EXERCISE:
Nothing after the line with "74, 74.5, 75];" belongs in the copy; extract the lines below from the top through that line, pictures left out.

DATASET CONTENT:
□ □ □ □
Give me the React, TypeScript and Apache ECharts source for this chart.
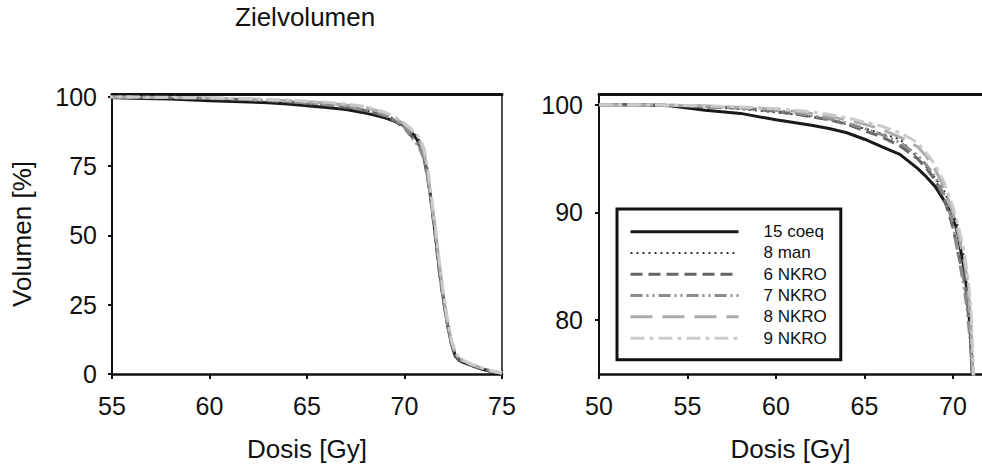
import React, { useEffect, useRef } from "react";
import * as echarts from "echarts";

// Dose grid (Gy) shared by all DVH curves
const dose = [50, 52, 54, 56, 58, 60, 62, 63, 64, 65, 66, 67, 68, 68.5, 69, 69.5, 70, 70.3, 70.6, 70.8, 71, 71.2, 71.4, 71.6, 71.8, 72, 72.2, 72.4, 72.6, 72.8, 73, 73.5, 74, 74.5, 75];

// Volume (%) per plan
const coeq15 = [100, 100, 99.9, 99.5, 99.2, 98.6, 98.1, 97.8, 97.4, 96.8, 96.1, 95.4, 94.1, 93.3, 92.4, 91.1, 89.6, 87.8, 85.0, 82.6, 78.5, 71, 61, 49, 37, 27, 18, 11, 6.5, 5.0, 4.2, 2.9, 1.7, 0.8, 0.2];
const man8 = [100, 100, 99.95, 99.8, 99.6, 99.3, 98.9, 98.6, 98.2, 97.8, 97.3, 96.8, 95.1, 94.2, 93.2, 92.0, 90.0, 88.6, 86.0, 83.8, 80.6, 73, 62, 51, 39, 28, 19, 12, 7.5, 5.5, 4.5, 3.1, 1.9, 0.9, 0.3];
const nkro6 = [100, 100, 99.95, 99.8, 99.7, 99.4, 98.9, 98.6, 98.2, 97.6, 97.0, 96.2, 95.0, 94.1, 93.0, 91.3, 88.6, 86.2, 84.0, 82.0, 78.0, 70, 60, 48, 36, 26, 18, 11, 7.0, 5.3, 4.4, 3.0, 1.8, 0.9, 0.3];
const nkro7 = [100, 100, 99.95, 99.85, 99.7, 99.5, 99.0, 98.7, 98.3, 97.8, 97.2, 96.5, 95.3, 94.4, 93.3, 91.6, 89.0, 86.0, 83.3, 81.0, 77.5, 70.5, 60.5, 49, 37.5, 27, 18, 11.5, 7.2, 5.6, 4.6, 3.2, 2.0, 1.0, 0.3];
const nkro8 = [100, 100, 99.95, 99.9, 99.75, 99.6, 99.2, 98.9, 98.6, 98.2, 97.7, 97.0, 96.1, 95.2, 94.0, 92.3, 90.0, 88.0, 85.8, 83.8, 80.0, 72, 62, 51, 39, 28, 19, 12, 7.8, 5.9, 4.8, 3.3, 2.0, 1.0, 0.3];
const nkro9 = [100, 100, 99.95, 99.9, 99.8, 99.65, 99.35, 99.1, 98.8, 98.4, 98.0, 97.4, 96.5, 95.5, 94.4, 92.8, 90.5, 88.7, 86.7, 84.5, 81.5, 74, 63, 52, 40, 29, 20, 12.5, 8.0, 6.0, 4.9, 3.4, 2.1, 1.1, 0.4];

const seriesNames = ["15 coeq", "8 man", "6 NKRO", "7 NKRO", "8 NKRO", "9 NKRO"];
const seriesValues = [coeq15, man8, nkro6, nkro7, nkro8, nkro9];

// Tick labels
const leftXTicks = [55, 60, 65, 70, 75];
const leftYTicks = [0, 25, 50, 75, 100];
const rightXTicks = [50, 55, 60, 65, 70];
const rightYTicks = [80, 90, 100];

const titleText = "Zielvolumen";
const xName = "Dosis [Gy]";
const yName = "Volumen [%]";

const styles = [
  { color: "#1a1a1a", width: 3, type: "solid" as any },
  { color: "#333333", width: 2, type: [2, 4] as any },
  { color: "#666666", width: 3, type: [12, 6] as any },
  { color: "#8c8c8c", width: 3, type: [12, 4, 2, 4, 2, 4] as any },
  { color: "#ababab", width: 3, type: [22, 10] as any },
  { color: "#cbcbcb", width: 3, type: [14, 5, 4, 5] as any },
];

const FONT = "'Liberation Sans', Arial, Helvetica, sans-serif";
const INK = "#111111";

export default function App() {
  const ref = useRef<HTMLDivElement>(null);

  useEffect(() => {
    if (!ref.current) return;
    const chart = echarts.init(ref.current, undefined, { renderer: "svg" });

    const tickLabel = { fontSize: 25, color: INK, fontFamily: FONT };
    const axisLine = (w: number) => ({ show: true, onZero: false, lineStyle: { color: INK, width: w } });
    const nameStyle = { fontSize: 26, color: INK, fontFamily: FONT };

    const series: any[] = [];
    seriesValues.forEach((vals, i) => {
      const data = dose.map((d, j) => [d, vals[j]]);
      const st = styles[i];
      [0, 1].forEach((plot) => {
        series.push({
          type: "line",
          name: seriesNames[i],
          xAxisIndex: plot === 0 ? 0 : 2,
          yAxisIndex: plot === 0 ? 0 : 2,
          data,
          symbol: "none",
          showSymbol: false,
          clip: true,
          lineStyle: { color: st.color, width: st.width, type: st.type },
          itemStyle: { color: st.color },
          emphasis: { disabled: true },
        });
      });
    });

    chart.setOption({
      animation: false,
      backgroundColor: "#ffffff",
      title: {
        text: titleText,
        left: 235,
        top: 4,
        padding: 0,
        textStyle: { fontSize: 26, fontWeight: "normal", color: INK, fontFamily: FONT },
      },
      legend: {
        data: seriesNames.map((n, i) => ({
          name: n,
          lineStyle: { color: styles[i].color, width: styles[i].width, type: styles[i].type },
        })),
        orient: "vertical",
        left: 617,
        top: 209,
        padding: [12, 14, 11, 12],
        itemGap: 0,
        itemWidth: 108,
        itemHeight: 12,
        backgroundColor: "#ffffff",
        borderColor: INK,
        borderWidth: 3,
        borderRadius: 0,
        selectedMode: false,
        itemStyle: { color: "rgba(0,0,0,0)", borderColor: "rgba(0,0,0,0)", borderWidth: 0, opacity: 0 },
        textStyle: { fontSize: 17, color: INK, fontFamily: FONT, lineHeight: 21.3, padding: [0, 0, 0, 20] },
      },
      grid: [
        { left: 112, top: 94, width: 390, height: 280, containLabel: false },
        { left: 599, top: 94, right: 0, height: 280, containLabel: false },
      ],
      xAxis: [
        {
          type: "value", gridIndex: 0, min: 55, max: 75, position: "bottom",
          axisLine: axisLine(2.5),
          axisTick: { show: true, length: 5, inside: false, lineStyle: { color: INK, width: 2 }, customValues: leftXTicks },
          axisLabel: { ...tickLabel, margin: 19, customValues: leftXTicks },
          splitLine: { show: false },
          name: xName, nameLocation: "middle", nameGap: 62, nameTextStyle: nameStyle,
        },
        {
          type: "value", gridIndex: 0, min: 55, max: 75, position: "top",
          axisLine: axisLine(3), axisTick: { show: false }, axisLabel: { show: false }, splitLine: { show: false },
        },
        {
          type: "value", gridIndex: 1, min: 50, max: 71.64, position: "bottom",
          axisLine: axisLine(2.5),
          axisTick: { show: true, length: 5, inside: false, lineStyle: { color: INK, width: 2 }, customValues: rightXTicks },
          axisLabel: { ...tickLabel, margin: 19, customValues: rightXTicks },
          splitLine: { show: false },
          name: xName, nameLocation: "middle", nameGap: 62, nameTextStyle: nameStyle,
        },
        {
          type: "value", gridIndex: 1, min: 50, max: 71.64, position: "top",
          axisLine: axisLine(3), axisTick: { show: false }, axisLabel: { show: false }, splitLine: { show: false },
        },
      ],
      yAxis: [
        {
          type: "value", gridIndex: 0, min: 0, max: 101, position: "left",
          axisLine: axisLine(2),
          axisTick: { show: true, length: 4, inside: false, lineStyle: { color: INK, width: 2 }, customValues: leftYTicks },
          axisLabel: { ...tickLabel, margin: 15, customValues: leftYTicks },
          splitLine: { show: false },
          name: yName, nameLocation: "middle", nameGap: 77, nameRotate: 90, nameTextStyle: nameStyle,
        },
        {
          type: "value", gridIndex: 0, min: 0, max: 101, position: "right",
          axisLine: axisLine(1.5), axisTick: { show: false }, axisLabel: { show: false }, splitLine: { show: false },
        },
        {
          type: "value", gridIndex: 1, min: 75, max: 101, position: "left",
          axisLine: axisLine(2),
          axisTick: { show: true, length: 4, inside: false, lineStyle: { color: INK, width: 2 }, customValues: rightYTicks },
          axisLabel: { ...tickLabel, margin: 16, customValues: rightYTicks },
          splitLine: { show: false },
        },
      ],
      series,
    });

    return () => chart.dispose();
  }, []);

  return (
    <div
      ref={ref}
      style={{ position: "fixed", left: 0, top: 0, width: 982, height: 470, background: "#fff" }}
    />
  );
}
□ □ □ □
OUTPUT:
Give me the React, TypeScript and Apache ECharts source for this chart.
import React, { useEffect, useRef } from "react";
import * as echarts from "echarts";

// Dose grid (Gy) shared by all DVH curves
const dose = [50, 52, 54, 56, 58, 60, 62, 63, 64, 65, 66, 67, 68, 68.5, 69, 69.5, 70, 70.3, 70.6, 70.8, 71, 71.2, 71.4, 71.6, 71.8, 72, 72.2, 72.4, 72.6, 72.8, 73, 73.5, 74, 74.5, 75];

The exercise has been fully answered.